Antiviral capacity of sanitizers against infectious viruses in process water from the produce industry under batch and continuous conditions

The presence of human enteric viruses in produce has extensively been reported. However, the significance of the quality of process water (PW) used by the produce industry and the viral inactivation capacity of water disinfection agents used to maintain the microbiological quality of PW has received limited attention. This study evaluates the antiviral disinfection efficacy of chlorine, chlorine dioxide (ClO2) and peracetic acid (PAA) at recommended operational limits in PW using hepatitis A virus (HAV), the cultivable norovirus surrogate, murine norovirus (MNV-1), and MS2 coliphages.
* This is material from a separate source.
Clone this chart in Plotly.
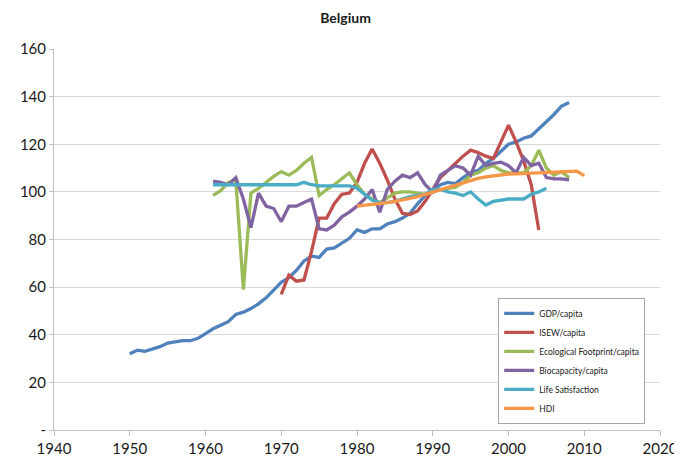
import plotly.graph_objects as go

gdp_years = list(range(1950, 2009))
gdp = [32, 33.5, 33, 34, 35, 36.5, 37, 37.5, 37.5, 38.5,
       40.5, 42.5, 44, 45.5, 48.5, 49.5, 51, 53, 55.5, 59,
       62, 64, 67, 71, 73, 72.5, 76, 76.5, 78.5, 80.5,
       84, 83, 84.5, 84.5, 86.5, 87.5, 89, 91, 95, 98.5,
       101, 103, 104, 103.5, 106, 108, 109, 112, 114, 117,
       120, 121, 122.5, 123.5, 126.5, 129.5, 132.5, 136, 137.5]

isew_years = list(range(1970, 2005))
isew = [57, 65, 62.5, 63, 75, 89, 89, 95, 99, 99.5,
        104, 112, 118, 112, 105, 97, 91, 90.5, 92, 96,
        101, 106, 109, 112, 115, 117.5, 116.5, 115, 114, 121,
        128, 121, 113, 103, 84]

ef_years = list(range(1961, 2009))
ef = [98.5, 100.5, 104, 105, 59, 99.5, 101.5, 104, 106.5, 108.5,
      107, 109, 112, 114.5, 98.5, 101, 103, 105.5, 108, 103,
      99, 97, 95.5, 97.5, 99.5, 100, 100, 99.5, 99, 100,
      101, 101.5, 102, 104, 107, 108, 110, 111, 109, 108,
      108, 108, 111, 117.5, 110, 107, 108.5, 106]

bio_years = list(range(1961, 2009))
bio = [104.5, 104, 103, 106, 97, 85, 99.5, 94, 93, 87.5,
       94, 94, 95.5, 97, 84.5, 84, 86, 89.5, 91.5, 94,
       97, 101, 91.5, 101, 104.5, 107, 106, 108, 103, 100,
       107, 109, 111, 110, 107, 115, 111, 112, 112.5, 111,
       108, 114.5, 111, 112, 106, 105.5, 105.5, 105]

ls_years = list(range(1961, 2006))
ls = [103, 103, 103, 103, 103, 103, 103, 103, 103, 103,
      103, 103, 104, 103, 102.5, 102.5, 102.5, 102.5, 102.5, 101.5,
      99, 96.5, 95.5, 95.5, 96, 97, 98, 98.5, 99, 101,
      101, 100, 99.5, 98.5, 100, 97, 94.5, 96, 96.5, 97,
      97, 97, 99, 100, 101.5]

hdi_years = list(range(1980, 2011))
hdi = [94, 94.3, 94.6, 95, 95.5, 96, 96.5, 97.3, 98, 99,
       100, 101, 102, 103, 104, 105, 105.7, 106.3, 106.8, 107.2,
       107.5, 107.6, 107.7, 107.8, 107.9, 108, 108.2, 108.4, 108.6, 108.7,
       106.8]

series = [
    ("GDP/capita", gdp_years, gdp, "#4F81BD"),
    ("ISEW/capita", isew_years, isew, "#C0504D"),
    ("Ecological Footprint/capita", ef_years, ef, "#9BBB59"),
    ("Biocapacity/capita", bio_years, bio, "#8064A2"),
    ("Life Satisfaction", ls_years, ls, "#4BACC6"),
    ("HDI", hdi_years, hdi, "#F79646"),
]

y_ticks = [0, 20, 40, 60, 80, 100, 120, 140, 160]
y_labels = ["-", "20", "40", "60", "80", "100", "120", "140", "160"]
x_ticks = [1940, 1950, 1960, 1970, 1980, 1990, 2000, 2010, 2020]

fig = go.Figure()
for i, (name, xs, ys, col) in enumerate(series):
    fig.add_trace(go.Scatter(x=xs, y=ys, mode="lines", name=name,
                             legendgroup="g%d" % i,
                             line=dict(color=col, width=3.3)))

font_family = "Lato, Liberation Sans, sans-serif"
fig.update_layout(
    width=682, height=461,
    margin=dict(l=45, r=21, t=41, b=31),
    paper_bgcolor="white", plot_bgcolor="white",
    title=dict(text="<b>Belgium</b>", x=0.495, xanchor="center", y=0.978, yanchor="middle",
               font=dict(family=font_family, size=14, color="#1a1a1a")),
    font=dict(family=font_family, color="#1a1a1a"),
    showlegend=True,
    legend=dict(x=0.733, y=0.347, xanchor="left", yanchor="top",
                bgcolor="white", bordercolor="#a6a6a6", borderwidth=1,
                font=dict(family=font_family, size=8.5, color="#1a1a1a"),
                tracegroupgap=0, itemwidth=30),
)
fig.update_xaxes(range=[1940, 2020], tickvals=x_ticks, showgrid=False,
                 showline=True, linecolor="#bfbfbf", linewidth=1,
                 ticks="outside", ticklen=5, tickcolor="#bfbfbf",
                 tickfont=dict(size=15, family=font_family, color="#1a1a1a"), zeroline=False)
fig.update_yaxes(range=[0, 160], tickvals=y_ticks, ticktext=y_labels,
                 showgrid=True, gridcolor="#d9d9d9", gridwidth=1,
                 showline=True, linecolor="#bfbfbf", linewidth=1,
                 ticks="outside", ticklen=4, tickcolor="#bfbfbf",
                 tickfont=dict(size=15, family=font_family, color="#1a1a1a"), zeroline=False)

fig.write_html("out.html")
Defined commodity representative crops (baby leaves, bell peppers, and the vegetable mix of tomatoes, cucumbers, peppers, and onions) associated with specific water-based processes were studied. Two systems classified as either batch or continuous system were used. The continuous system allows the continuously entrance of sanitizer solution and organic matter added to the washing tank to simulate the conditions of an industry wash tank. Batch scale experiments showed that 20 mg/L chlorine and 3 mg/L chlorine dioxide completely inactivated MNV-1 and MS2 (mean of 5 log) after 1 min contact time regardless of the PW type. However, the infectivity of HAV was reduced only by less than 2 log after 1 min for chlorine and chlorine dioxide and the complete inactivation was not observed even after 10 min. On the contrary, residual viral infectivity/viability of HAV, MNV-1 and MS2 was observed for PAA in the three types of PW. The inactivation kinetic models for MS2 coliphages were developed based on the data obtained under the continuous system comparing the three types of PW. Chlorine (5 mg/L) and chlorine dioxide (2–3 mg/L) avoided the accumulation of MS2 below the detection limit while PAA (80 mg/L) was unable to prevent it independently of the type of PW. In summary, in the washing operation, it is a key objective to reach virus inactivation through the selection of the most effective sanitizer by guaranteeing that sufficient concentration and contact times prevent the risk of viral cross-contamination.